As a homage to the team that very successfully delivered the Nuclear Summit 2014, the creators of the Event Canvas engaged 150 event professionals to map out the canvas and consolidate the findings op this epic event into one Event Canvas. The Canvas was handed as a gift to the organisers.
"It has been truly gezellig." - President Barack Obama
In 2009 President Obama delivered a speech in Prague in which he called nuclear terrorism one of the greatest threats to international security. With that in mind, Mr Obama hosted the first Nuclear Security Summit (NSS) in Washington DC in 2010, in order to draw attention, at the highest possible level, to the need to secure nuclear material and thus prevent nuclear terrorism. Forty-seven countries and three international organisations participated in the first summit. In 2012 the second NSS was held in Seoul.

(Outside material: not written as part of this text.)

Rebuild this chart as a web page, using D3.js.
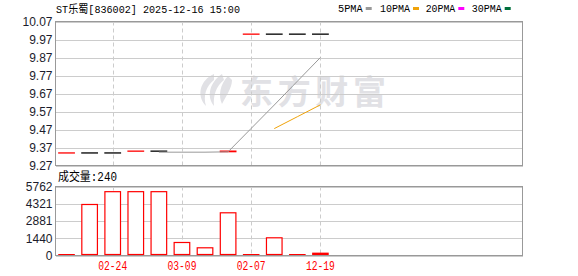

Fifty-three countries and four international organisations were invited. The first summit was concerned with making political agreements, while the follow-up in Seoul focused on the progress made on implementing those agreements. The third NSS, in The Hague in 2014, centred on the results achieved and the future. Under the NSS process, countries work to improve their nuclear security on the basis of the Washington Work Plan, which contains numerous measures and action points. In Seoul a number of additional action points were formulated and set down in the Seoul Communiqué. The NSS process is ongoing, and since 2009 has required world leaders and diplomats to devote extra attention to the issue of nuclear security. Extensive consultations are held in the run-up to every summit. For NSS 2014 this process started in 2012. The negotiators for the various countries, known as sherpas and sous sherpas, discuss the progress made and confer on key themes, work plans and measures. Ultimately, these negotiations lead to decisions, which are later affirmed at the summit and published in a communiqué.